● TO DO
Starting with the first line of the listing, quote each line exactly until and including the one with "const band = 544", leaving pictures out.

● DATA SHOWN
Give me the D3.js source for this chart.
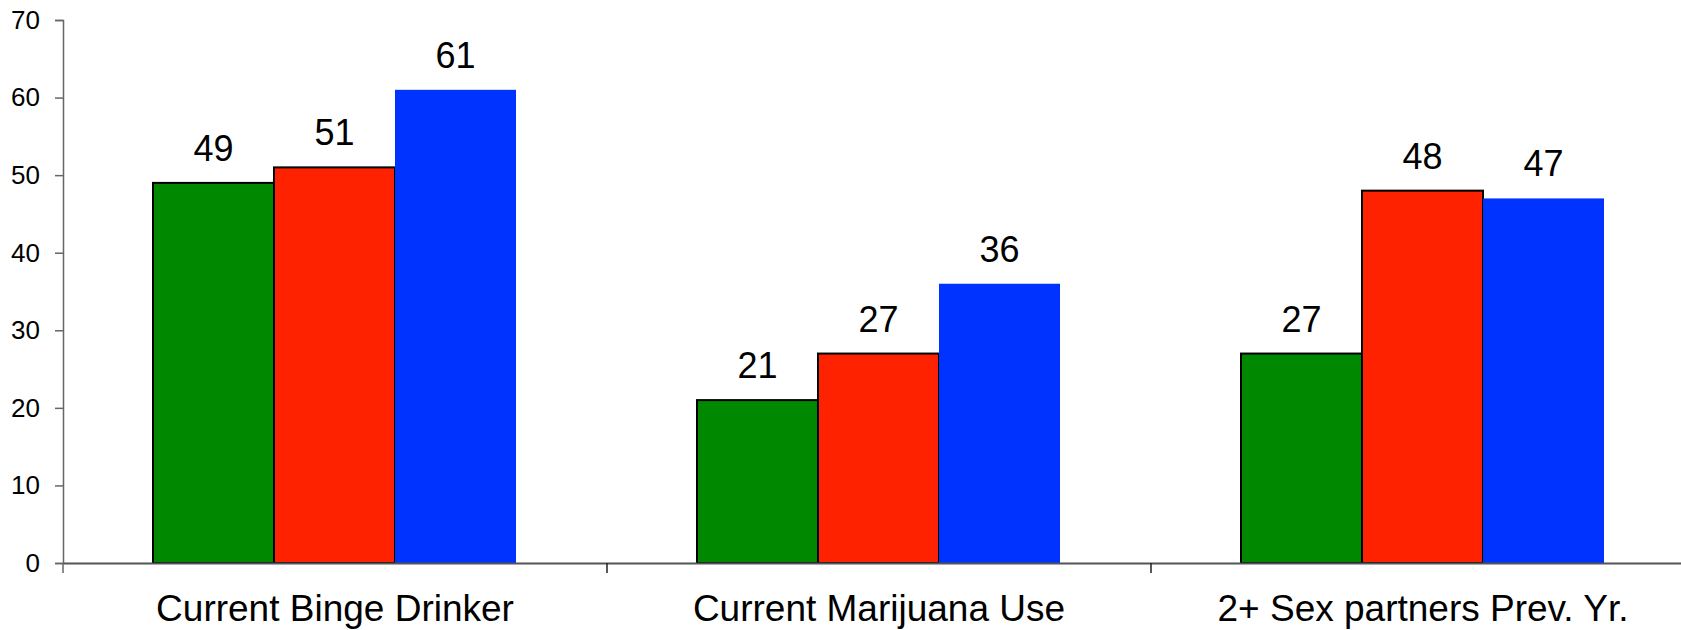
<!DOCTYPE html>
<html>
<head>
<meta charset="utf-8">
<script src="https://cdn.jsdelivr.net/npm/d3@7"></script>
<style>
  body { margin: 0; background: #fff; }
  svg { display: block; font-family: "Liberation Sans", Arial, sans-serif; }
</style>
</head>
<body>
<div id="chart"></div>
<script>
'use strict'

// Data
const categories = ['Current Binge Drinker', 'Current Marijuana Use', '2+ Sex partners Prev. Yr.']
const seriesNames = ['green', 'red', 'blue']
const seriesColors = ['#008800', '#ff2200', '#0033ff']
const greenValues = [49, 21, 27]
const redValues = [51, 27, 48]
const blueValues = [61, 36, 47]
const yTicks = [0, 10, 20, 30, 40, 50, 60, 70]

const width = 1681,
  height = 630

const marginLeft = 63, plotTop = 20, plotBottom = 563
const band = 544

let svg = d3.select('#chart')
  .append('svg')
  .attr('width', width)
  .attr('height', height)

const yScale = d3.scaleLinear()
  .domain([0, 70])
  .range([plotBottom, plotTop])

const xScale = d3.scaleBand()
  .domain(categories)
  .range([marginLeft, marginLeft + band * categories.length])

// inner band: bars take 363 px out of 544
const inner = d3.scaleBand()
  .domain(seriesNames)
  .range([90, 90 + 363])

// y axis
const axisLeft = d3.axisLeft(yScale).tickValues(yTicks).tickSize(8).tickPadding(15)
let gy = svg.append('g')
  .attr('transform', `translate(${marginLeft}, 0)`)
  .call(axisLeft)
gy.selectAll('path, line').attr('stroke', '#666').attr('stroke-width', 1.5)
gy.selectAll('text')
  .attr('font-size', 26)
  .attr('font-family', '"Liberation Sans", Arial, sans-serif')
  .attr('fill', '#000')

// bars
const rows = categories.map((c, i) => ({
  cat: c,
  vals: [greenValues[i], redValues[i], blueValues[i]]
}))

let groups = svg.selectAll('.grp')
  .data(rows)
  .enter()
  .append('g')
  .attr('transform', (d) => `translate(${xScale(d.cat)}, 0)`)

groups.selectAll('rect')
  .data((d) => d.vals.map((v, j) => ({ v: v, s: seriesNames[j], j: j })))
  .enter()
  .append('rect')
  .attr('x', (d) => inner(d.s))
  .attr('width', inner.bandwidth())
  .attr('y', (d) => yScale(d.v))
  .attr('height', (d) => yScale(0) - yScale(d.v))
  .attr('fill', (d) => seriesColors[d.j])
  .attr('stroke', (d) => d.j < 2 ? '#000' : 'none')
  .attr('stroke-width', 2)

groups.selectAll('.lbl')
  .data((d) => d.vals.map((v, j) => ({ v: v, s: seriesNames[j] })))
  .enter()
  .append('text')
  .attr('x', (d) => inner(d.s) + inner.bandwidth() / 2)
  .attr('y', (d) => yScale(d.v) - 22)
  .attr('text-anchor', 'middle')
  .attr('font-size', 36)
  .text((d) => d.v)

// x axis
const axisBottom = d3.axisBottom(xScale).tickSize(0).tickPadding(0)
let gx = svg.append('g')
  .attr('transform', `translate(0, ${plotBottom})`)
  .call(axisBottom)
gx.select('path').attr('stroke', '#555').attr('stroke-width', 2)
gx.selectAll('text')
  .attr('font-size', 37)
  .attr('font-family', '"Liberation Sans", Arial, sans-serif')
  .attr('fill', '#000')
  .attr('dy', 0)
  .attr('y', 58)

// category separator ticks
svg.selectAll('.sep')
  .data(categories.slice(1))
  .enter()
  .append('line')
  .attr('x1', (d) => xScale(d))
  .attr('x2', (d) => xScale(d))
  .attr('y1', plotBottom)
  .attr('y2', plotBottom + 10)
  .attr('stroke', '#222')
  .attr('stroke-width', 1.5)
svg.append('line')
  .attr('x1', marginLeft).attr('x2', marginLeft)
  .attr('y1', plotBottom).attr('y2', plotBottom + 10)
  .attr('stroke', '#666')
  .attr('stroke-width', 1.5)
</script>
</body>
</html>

● COMPLETED TASK
Give me the D3.js source for this chart.
<!DOCTYPE html>
<html>
<head>
<meta charset="utf-8">
<script src="https://cdn.jsdelivr.net/npm/d3@7"></script>
<style>
  body { margin: 0; background: #fff; }
  svg { display: block; font-family: "Liberation Sans", Arial, sans-serif; }
</style>
</head>
<body>
<div id="chart"></div>
<script>
'use strict'

// Data
const categories = ['Current Binge Drinker', 'Current Marijuana Use', '2+ Sex partners Prev. Yr.']
const seriesNames = ['green', 'red', 'blue']
const seriesColors = ['#008800', '#ff2200', '#0033ff']
const greenValues = [49, 21, 27]
const redValues = [51, 27, 48]
const blueValues = [61, 36, 47]
const yTicks = [0, 10, 20, 30, 40, 50, 60, 70]

const width = 1681,
  height = 630

const marginLeft = 63, plotTop = 20, plotBottom = 563
const band = 544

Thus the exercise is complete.